Are you seriously arguing that a programmer, who surely has more than a passing familiarity with how to search for things on the internet, would forget how to look up documentation after using an IDE for some time period? The art of programming is not masted by mindless repetition of laborious documentation lookups. Searching documentation isn't an advanced skill that requires constant practice to remain capable. Generally there are still plenty of things to look up (has somebody solved this before, is there a library to do this, has somebody already figured out a workaround for this bug in library/framework X that I'm using etc etc).

I find languages with poor tooling irritating to use, in the same way that I find other language deficiencies irritating. I usually wish I was back using something more powerful. For example, it's the feeling I get when working with strings in C, or using a language without lambdas. I am irritated at my time being wasted when using languages where the compiler doesn't warn me about simple mistakes, or when I have to manually filter out false positives when renaming something with a tool that doesn't understand the code beyond doing find/replace/regex on a stream of unicode characters. None of this means that I can't get work done with 'blub' language and tooling, but the fact that something better exists is always in the back of my mind, and knowing I have mastered a worse tool doesn't give me much satisfaction.

The idea that more modern and better tools are a crutch is hardly unique to software development. In just about any field you can find people advocating for the 'character developing' tedium of the old ways.
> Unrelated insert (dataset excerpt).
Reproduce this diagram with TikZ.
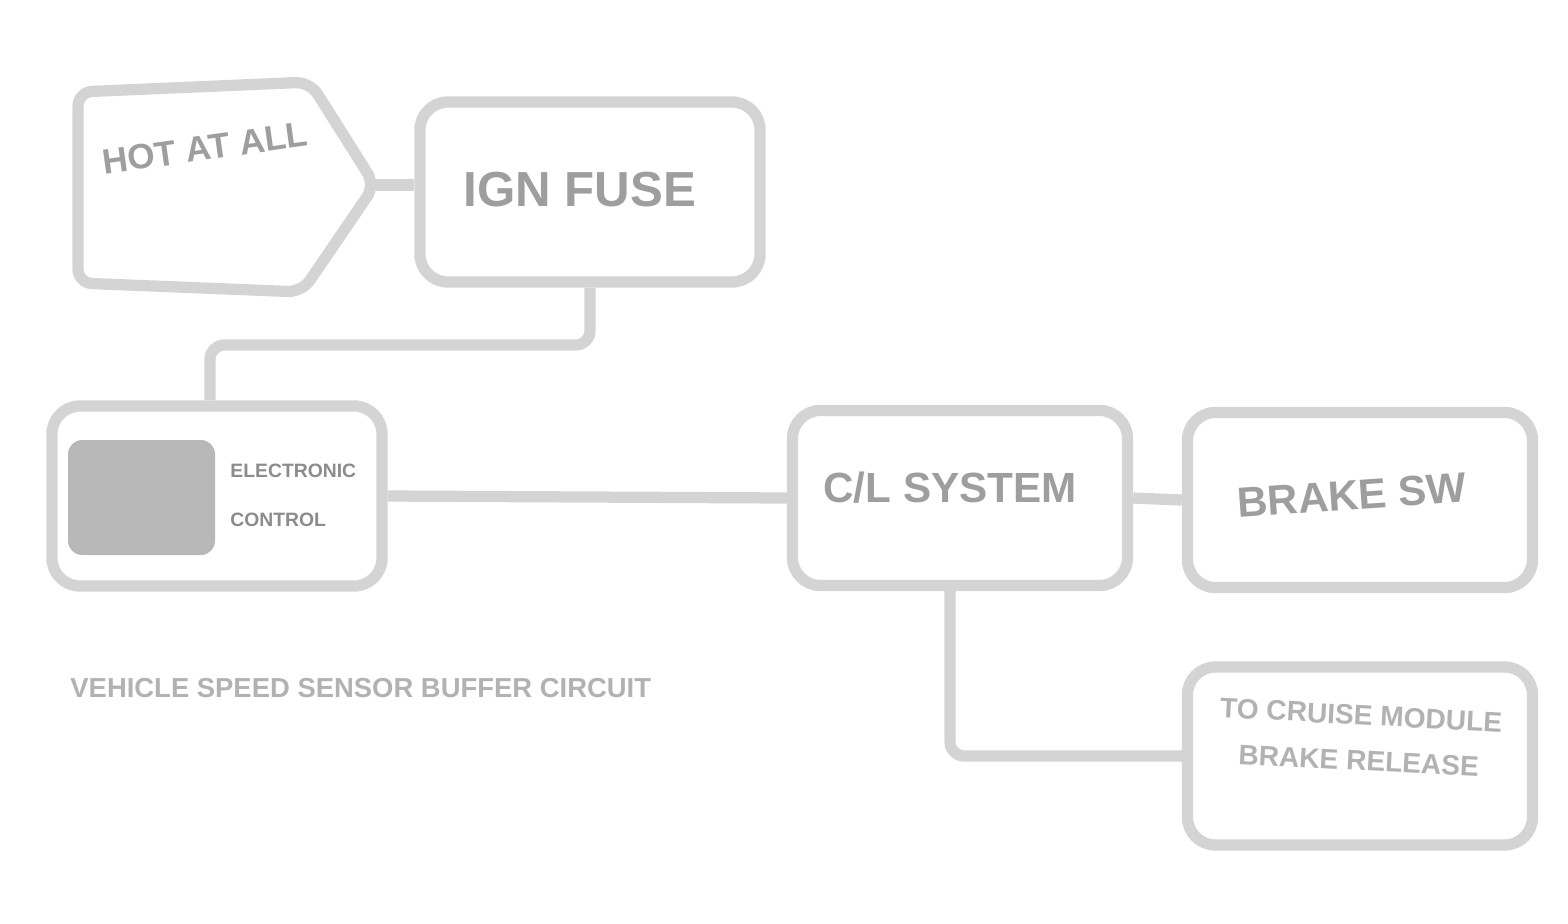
\documentclass[tikz,border=0pt]{standalone}
\usepackage{fontspec}
\setmainfont{Liberation Sans}
\begin{document}
\begin{tikzpicture}[x=0.01cm,y=-0.01cm,
  wire/.style={draw=black!17,line width=3.2pt,rounded corners=4pt},
  box/.style={draw=black!17,line width=3.2pt,rounded corners=8pt,fill=white},
  lbl/.style={text=black!38,font=\bfseries},
  captxt/.style={text=black!30,font=\bfseries\fontsize{7.8}{10}\selectfont}]
\useasboundingbox (0,0) rectangle (1568,923);
% boxes
\draw[box,rounded corners=4pt] (78,92) -- (310,82) -- (375,185) -- (302,292) -- (78,283) -- cycle;
\node[box,minimum width=3.4cm,minimum height=1.8cm] (b) at (590,192) {};
\node[box,minimum width=3.3cm,minimum height=1.8cm] (c) at (217,496) {};
\fill[black!28,rounded corners=4pt] (68,440) rectangle (215,555);
\node[box,minimum width=3.35cm,minimum height=1.75cm] (d) at (960,498) {};
\node[box,minimum width=3.45cm,minimum height=1.75cm] (e) at (1360,500) {};
\node[box,minimum width=3.45cm,minimum height=1.78cm] (f) at (1360,756) {};
\coordinate (a) at (375,185);
\coordinate (k) at (210,345);
\coordinate (dk) at (950,587);
% wires
\draw[wire] (a) -- (b.west |- a);
\draw[wire] (b.south) |- (k) -- (k |- c.north);
\draw[wire] (c.east) -- (d.west);
\draw[wire] (d.east) -- (e.west);
\draw[wire] (dk) |- (f.west);
% texts
\node[lbl,rotate=8,font=\bfseries\fontsize{10}{12}\selectfont] (ta) at (205,148) {HOT AT ALL};
\node[lbl,font=\bfseries\fontsize{14}{16}\selectfont] (tb) at (580,190) {IGN FUSE};
\node[lbl,font=\bfseries\fontsize{12}{14}\selectfont] (td) at (950,488) {C/L SYSTEM};
\node[lbl,rotate=4,font=\bfseries\fontsize{12}{14}\selectfont] (te) at (1352,495) {BRAKE SW};
\node[lbl,text=black!30,align=center,font=\bfseries\fontsize{8}{13}\selectfont,rotate=-3] (tf) at (1360,738) {TO CRUISE MODULE\\ BRAKE RELEASE};
\node[text=black!45,align=left,font=\bfseries\fontsize{5.5}{14}\selectfont,anchor=west] (tc) at (218,495) {ELECTRONIC\\ CONTROL};
\node[captxt,anchor=west] (t) at (58,688) {VEHICLE SPEED SENSOR BUFFER CIRCUIT};
\end{tikzpicture}
\end{document}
The irony of course is that the same arguments nearly always apply to the older methods being advocated: they once were new, and the hard won knowledge of the even older method became redundant. See: punchcards, assemblers, compilers, build automation tools, version control software, syntax highlighting, documentation being a big physical book with an index, compiler errors and warnings, images, refactoring tools, automated testing. Just about all of those have been described as a crutch that prevents people achieving real deep understanding of the computer or their code. Does it make you feel inadequate as a programmer to know that you couldn't do your job using punchcards, or as you put it, to be 'beholden to a text editor to the point where you can't program without one'.

D has intellisense in MonoD and VisualD.
That's good to know. I was not intending to disparage D, which I have not used so I don't know how good the tooling is one way or the other. I was merely responding to comments implying that better tooling is a crutch for people who can't really code.
As well as syntastic support and syntax file for Vim, if you are so inclined.

Supports completion, as well as error checking.

You could also use CTRL-N in Vim. It autocompletes for any language (though it is not intellisense).
Language-aware completion is called "omni completion" and triggered with <C-x><C-o>. <C-n> does keyword completion which is much dumber than its sibling but works.